Dataset records
▼
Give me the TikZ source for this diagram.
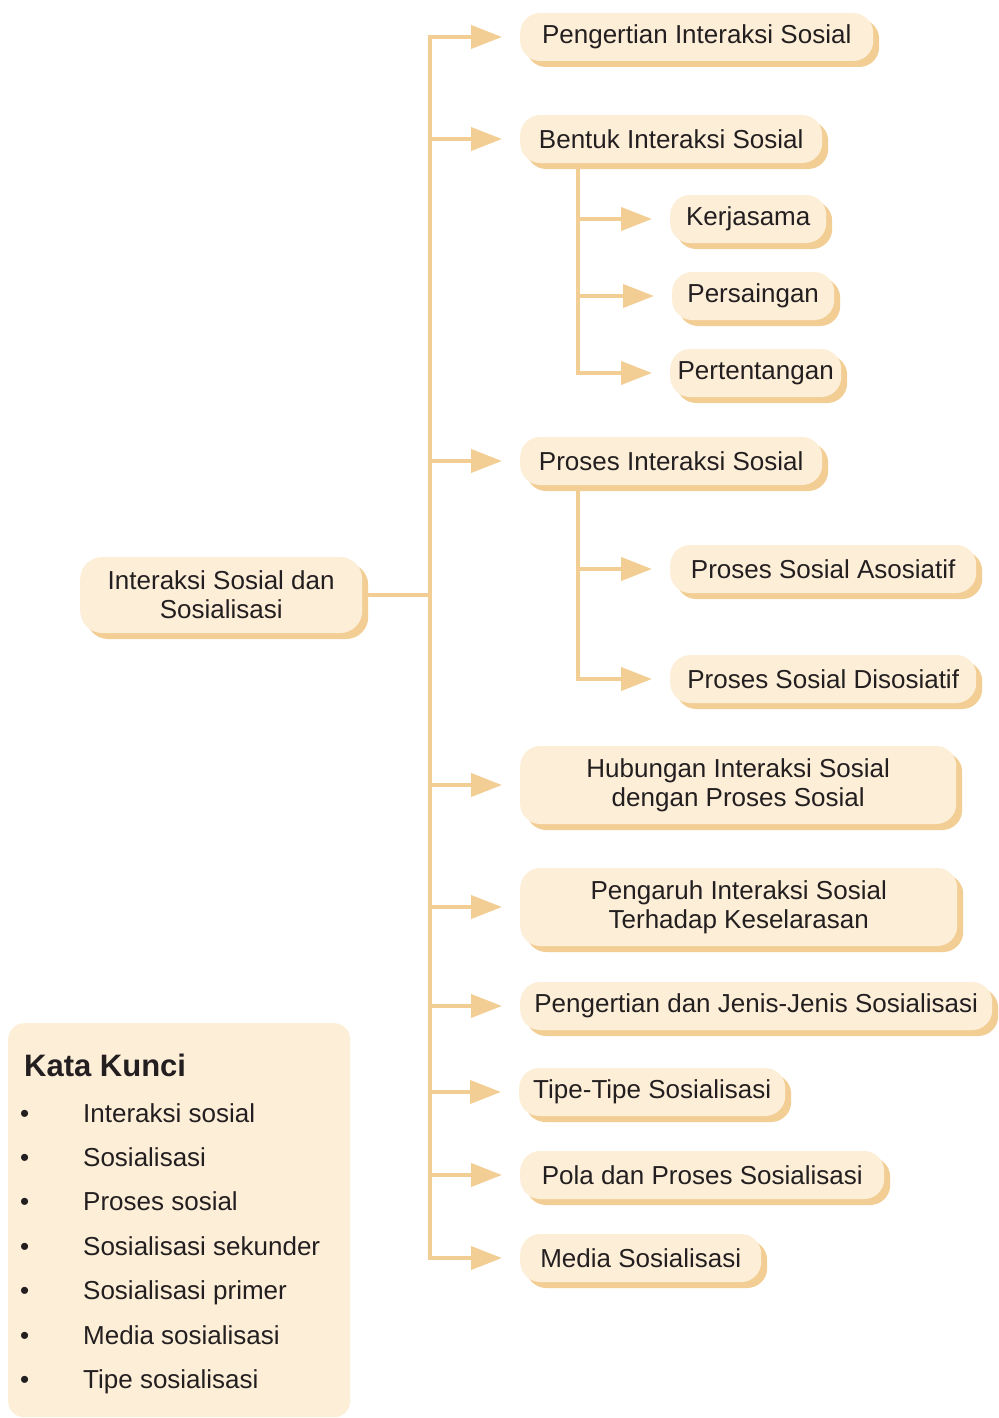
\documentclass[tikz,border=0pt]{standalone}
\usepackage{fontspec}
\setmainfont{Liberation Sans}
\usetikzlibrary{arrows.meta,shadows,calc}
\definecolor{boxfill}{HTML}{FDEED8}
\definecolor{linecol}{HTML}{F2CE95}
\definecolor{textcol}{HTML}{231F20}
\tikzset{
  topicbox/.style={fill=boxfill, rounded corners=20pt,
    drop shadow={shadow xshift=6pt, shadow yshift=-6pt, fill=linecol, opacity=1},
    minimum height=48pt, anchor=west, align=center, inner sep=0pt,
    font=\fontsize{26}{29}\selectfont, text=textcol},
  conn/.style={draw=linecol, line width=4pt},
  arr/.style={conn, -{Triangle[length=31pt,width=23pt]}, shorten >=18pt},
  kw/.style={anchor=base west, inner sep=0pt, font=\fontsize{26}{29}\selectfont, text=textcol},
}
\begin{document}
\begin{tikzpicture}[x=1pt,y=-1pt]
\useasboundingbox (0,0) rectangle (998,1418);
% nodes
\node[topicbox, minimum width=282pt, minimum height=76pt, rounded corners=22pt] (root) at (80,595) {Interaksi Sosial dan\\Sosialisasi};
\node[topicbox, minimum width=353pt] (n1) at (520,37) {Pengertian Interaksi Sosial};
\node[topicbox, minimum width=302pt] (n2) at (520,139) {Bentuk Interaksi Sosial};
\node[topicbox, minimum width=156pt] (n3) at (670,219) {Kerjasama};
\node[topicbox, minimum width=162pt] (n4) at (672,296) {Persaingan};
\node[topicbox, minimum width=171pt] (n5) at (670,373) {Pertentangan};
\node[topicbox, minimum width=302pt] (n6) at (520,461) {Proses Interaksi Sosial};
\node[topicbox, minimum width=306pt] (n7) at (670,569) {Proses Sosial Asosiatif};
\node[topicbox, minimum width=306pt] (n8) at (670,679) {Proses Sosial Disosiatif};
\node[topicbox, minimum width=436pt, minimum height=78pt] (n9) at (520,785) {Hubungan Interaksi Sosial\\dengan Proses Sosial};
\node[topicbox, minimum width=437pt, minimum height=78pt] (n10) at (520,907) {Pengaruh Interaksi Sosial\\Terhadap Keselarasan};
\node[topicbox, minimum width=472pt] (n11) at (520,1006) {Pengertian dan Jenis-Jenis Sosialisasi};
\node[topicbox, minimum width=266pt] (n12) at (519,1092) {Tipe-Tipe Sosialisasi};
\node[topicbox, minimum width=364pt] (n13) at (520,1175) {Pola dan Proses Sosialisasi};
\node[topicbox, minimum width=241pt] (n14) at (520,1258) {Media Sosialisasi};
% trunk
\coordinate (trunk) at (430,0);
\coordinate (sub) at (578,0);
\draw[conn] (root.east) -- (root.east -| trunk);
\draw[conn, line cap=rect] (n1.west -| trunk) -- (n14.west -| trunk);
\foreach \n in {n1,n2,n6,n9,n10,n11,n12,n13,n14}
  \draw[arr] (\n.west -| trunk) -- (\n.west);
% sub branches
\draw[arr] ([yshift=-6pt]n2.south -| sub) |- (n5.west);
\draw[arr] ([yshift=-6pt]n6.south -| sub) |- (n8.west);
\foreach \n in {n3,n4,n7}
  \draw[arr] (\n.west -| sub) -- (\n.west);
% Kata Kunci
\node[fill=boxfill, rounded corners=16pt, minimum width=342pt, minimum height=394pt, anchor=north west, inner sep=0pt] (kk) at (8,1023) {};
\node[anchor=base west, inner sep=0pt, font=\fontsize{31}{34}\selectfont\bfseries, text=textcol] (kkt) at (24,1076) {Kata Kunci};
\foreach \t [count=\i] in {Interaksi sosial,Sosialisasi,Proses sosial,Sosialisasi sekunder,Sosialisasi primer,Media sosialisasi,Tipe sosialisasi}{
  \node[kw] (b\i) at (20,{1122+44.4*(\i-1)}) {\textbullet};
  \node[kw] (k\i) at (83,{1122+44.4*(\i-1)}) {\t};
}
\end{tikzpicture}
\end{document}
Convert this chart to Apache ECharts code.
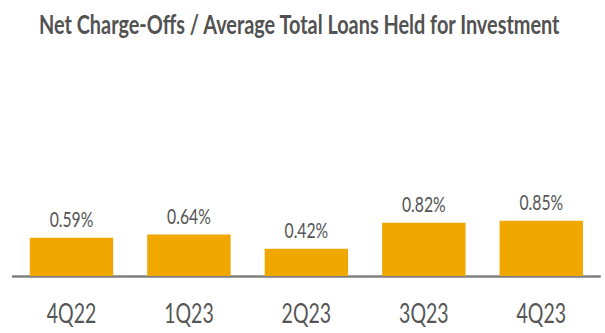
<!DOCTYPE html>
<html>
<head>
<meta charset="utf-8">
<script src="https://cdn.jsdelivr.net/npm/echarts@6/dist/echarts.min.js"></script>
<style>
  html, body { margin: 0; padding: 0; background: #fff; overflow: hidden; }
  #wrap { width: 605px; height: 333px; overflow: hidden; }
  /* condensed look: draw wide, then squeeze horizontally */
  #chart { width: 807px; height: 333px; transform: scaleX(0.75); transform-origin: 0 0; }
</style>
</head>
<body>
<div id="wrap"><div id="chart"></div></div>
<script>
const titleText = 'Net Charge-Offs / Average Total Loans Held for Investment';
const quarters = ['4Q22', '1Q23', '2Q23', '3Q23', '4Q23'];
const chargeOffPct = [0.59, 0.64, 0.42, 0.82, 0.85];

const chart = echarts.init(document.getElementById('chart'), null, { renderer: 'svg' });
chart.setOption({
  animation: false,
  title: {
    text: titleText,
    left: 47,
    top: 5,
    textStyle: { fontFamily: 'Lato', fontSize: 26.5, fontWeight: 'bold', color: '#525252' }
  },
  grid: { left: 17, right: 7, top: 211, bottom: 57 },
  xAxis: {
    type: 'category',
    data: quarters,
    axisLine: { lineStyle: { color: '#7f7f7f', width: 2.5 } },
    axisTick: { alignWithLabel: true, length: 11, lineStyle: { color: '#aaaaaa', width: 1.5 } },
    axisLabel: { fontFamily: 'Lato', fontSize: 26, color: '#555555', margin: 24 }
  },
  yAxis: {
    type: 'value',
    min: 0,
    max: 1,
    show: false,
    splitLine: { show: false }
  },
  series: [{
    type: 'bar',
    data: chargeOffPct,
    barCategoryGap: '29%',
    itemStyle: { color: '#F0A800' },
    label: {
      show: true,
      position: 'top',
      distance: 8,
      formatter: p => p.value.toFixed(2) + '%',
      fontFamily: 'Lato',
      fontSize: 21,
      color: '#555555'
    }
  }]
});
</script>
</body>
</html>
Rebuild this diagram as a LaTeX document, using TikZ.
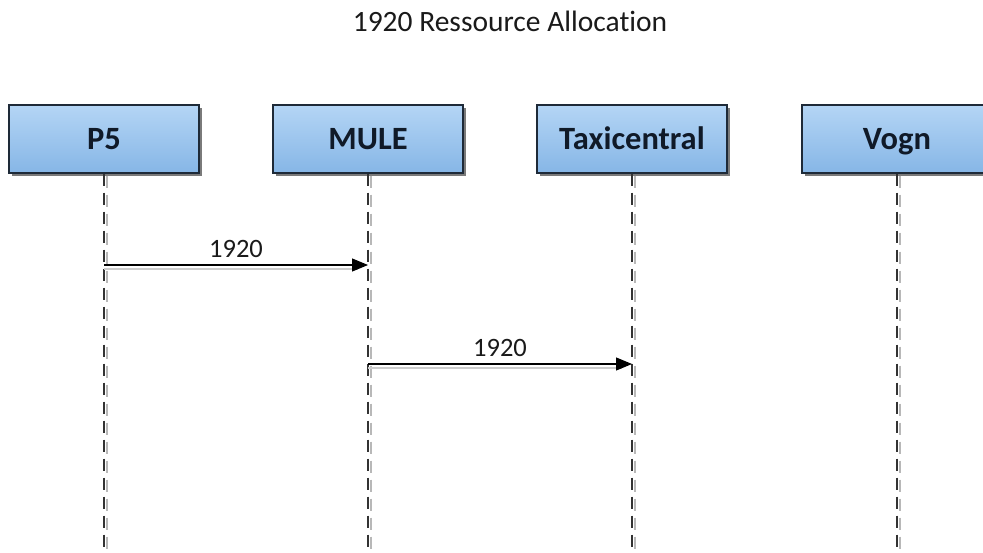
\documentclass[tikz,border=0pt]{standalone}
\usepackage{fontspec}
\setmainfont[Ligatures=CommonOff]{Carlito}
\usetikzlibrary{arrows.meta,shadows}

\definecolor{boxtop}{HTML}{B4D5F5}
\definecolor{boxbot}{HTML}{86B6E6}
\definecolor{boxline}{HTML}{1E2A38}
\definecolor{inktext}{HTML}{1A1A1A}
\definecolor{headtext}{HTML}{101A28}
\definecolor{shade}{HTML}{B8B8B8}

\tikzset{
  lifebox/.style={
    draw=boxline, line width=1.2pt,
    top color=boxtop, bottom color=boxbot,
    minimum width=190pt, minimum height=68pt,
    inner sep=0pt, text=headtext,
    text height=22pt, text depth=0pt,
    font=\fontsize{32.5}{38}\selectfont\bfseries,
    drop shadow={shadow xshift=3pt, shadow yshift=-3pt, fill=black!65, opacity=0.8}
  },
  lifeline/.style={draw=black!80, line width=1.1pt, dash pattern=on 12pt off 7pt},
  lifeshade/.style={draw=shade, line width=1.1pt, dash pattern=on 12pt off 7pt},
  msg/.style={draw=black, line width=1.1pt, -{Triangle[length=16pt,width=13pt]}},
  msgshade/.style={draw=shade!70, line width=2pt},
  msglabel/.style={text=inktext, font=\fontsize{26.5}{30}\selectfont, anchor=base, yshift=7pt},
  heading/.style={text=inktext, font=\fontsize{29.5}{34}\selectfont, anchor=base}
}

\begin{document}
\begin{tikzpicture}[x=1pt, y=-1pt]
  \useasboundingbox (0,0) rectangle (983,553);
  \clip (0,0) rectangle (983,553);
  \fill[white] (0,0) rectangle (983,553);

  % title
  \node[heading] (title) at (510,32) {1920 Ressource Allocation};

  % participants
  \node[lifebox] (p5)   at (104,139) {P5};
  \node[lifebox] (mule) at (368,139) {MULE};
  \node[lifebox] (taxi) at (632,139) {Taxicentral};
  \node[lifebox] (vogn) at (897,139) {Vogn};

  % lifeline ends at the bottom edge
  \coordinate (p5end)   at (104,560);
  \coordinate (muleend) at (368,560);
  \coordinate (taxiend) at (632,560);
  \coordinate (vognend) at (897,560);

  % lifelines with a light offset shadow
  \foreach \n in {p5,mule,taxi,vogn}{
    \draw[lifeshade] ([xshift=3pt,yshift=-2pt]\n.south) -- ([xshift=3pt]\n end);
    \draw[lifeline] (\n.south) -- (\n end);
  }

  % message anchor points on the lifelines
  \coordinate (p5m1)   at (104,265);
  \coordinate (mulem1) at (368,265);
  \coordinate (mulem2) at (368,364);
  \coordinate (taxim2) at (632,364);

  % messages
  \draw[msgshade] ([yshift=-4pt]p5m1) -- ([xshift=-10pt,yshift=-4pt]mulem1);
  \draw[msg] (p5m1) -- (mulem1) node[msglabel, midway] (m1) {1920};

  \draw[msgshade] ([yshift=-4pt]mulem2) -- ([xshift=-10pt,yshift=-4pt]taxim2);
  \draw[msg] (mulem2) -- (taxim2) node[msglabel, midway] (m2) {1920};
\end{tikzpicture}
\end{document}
▲
■ Short problem: Reproduce nothing but the lines from the one with "Convert this chart to Apache ECharts code." to the one with "const chargeOffPct = [0.59, 0.64, 0.42, 0.82, 0.85];", both lines included, and keep every picture out of the copy.

■ Reply:
Convert this chart to Apache ECharts code.
<!DOCTYPE html>
<html>
<head>
<meta charset="utf-8">
<script src="https://cdn.jsdelivr.net/npm/echarts@6/dist/echarts.min.js"></script>
<style>
  html, body { margin: 0; padding: 0; background: #fff; overflow: hidden; }
  #wrap { width: 605px; height: 333px; overflow: hidden; }
  /* condensed look: draw wide, then squeeze horizontally */
  #chart { width: 807px; height: 333px; transform: scaleX(0.75); transform-origin: 0 0; }
</style>
</head>
<body>
<div id="wrap"><div id="chart"></div></div>
<script>
const titleText = 'Net Charge-Offs / Average Total Loans Held for Investment';
const quarters = ['4Q22', '1Q23', '2Q23', '3Q23', '4Q23'];
const chargeOffPct = [0.59, 0.64, 0.42, 0.82, 0.85];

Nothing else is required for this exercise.